This film is part of Free

Brunel's Railway Today : Intercity Paddington-bristol

150th anniversary of the Great Western Railway: the official film

1985 10 mins Silent

Overview

As the Great Western Railway’s 150th anniversary drew close, both our nationalised railways and their in-house filmmaking units were heading towards a junction of uncertainties. Difficult futures lay on the tracks ahead, and this official film commissioned to mark the anniversary seems to reflect that climate. It’s no grand celebration. Instead it has a muted, even melancholy feel - and is all the more fascinating for it. Worth noting too is that although produced using both 16mm film and video in 1985, the copy of the film shown here derives from the master used for a 1990 VHS re-release.

PR-wise, 1985 proved a timetabling debacle for British Rail: the GWR anniversary coincided with their announcement that they would soon be closing their legendary Swindon works, first built by the GWR in Brunel’s time.
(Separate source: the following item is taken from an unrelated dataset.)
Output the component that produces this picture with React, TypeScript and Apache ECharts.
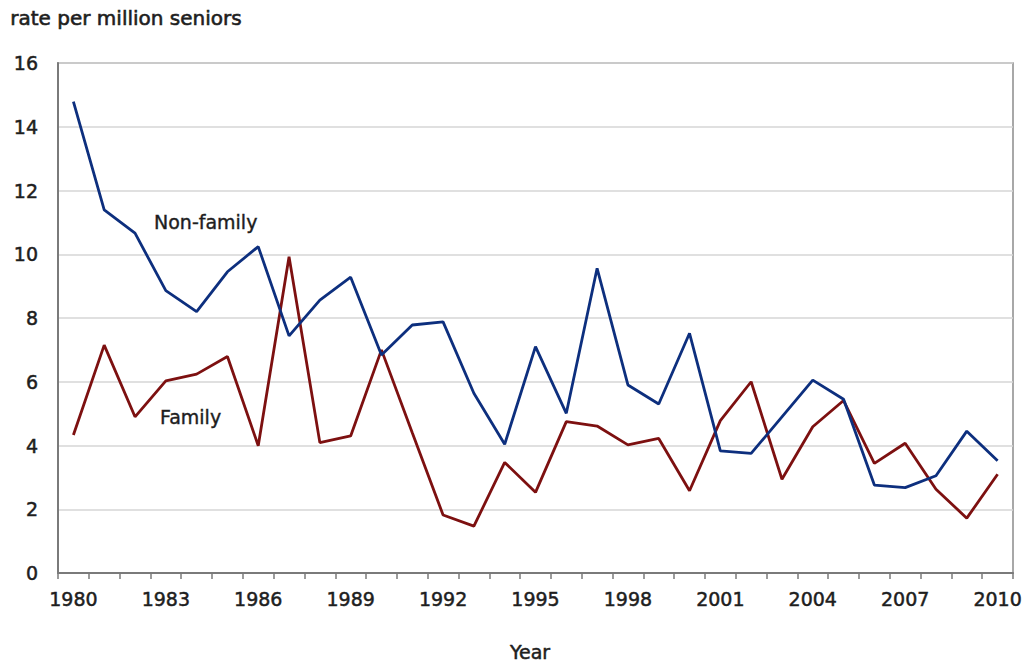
import React, { useEffect, useRef } from "react";
import * as echarts from "echarts";

const years: string[] = [
  "1980","1981","1982","1983","1984","1985","1986","1987","1988","1989",
  "1990","1991","1992","1993","1994","1995","1996","1997","1998","1999",
  "2000","2001","2002","2003","2004","2005","2006","2007","2008","2009","2010",
];

const nonFamily: number[] = [
  14.79, 11.39, 10.66, 8.86, 8.2, 9.45, 10.24, 7.44, 8.56, 9.28,
  6.84, 7.78, 7.88, 5.64, 4.04, 7.1, 5.01, 9.56, 5.9, 5.3,
  7.52, 3.83, 3.75, 4.9, 6.05, 5.45, 2.76, 2.68, 3.05, 4.45, 3.52,
];

const family: number[] = [
  4.33, 7.15, 4.9, 6.03, 6.24, 6.79, 3.99, 9.92, 4.09, 4.3,
  7.0, 4.4, 1.82, 1.47, 3.47, 2.53, 4.75, 4.61, 4.02, 4.22,
  2.58, 4.78, 6.0, 2.94, 4.59, 5.41, 3.44, 4.07, 2.63, 1.72, 3.1,
];

const FONT = "'DejaVu Sans', Verdana, sans-serif";
const TXT = "#1e1e1e";
const EMB = { textBorderColor: TXT, textBorderWidth: 0.5 };

export default function App() {
  const ref = useRef<HTMLDivElement>(null);
  useEffect(() => {
    if (!ref.current) return;
    const chart = echarts.init(ref.current, null, { renderer: "svg" });
    chart.setOption({
      animation: false,
      backgroundColor: "#ffffff",
      grid: {
        left: 58,
        right: 13,
        top: 63,
        bottom: 89,
        show: true,
        borderColor: "#8c8c8c",
        borderWidth: 1.5,
      },
      xAxis: {
        type: "category",
        data: years,
        boundaryGap: true,
        axisLine: { show: true, lineStyle: { color: "#7a7a7a", width: 2 } },
        axisTick: {
          show: true,
          interval: 0,
          alignWithLabel: false,
          length: 6,
          lineStyle: { color: "#7a7a7a", width: 1.5 },
        },
        axisLabel: {
          interval: 2,
          margin: 16,
          fontFamily: FONT,
          fontSize: 19,
          color: TXT,
          ...EMB,
        },
        splitLine: { show: false },
      },
      yAxis: {
        type: "value",
        min: 0,
        max: 16,
        interval: 2,
        axisLine: { show: true, lineStyle: { color: "#7a7a7a", width: 2 } },
        axisTick: { show: false },
        axisLabel: {
          margin: 20,
          fontFamily: FONT,
          fontSize: 19,
          color: TXT,
          ...EMB,
        },
        splitLine: { show: true, lineStyle: { color: "#d6d6d6", width: 1.5 } },
      },
      graphic: [
        {
          type: "text",
          left: 10,
          top: 8,
          style: {
            text: "rate per million seniors",
            fontFamily: FONT,
            fontSize: 20,
            fill: TXT,
            stroke: TXT,
            lineWidth: 0.6,
          },
        },
        {
          type: "text",
          x: 530,
          y: 652,
          style: {
            text: "Year",
            fontFamily: FONT,
            fontSize: 19,
            fill: TXT,
            stroke: TXT,
            lineWidth: 0.5,
            align: "center",
            verticalAlign: "middle",
          },
        },
        {
          type: "text",
          x: 154,
          y: 222,
          style: {
            text: "Non-family",
            fontFamily: FONT,
            fontSize: 19,
            fill: TXT,
            stroke: TXT,
            lineWidth: 0.4,
            align: "left",
            verticalAlign: "middle",
          },
        },
        {
          type: "text",
          x: 160,
          y: 417,
          style: {
            text: "Family",
            fontFamily: FONT,
            fontSize: 19,
            fill: TXT,
            stroke: TXT,
            lineWidth: 0.4,
            align: "left",
            verticalAlign: "middle",
          },
        },
      ],
      series: [
        {
          name: "Non-family",
          type: "line",
          data: nonFamily,
          symbol: "none",
          lineStyle: { color: "#0d2f7e", width: 2.8 },
          itemStyle: { color: "#0d2f7e" },
          z: 3,
        },
        {
          name: "Family",
          type: "line",
          data: family,
          symbol: "none",
          lineStyle: { color: "#7d1010", width: 2.8 },
          itemStyle: { color: "#7d1010" },
          z: 2,
        },
      ],
    });
    return () => chart.dispose();
  }, []);
  return (
    <div
      ref={ref}
      style={{ position: "fixed", left: 0, top: 0, width: 1026, height: 662 }}
    />
  );
}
Meanwhile, filmmaking was experiencing its own awkward transition, from a post-war world of illustrious industrial cinema to the cheap-if-not-cheerful world of corporate video. This film sits squarely at the crossing between the two. A drivers-eye-view of the InterCity journey from Paddington to Bristol Temple Meads, it echoes both the phantom rides of the late 19th century and popular time-lapse train journeys of the post-war years. The low-key experimental electronic soundtrack is by Edward Williams, composer of many lavish scores that graced the big screen classics of British Transport Films' heyday.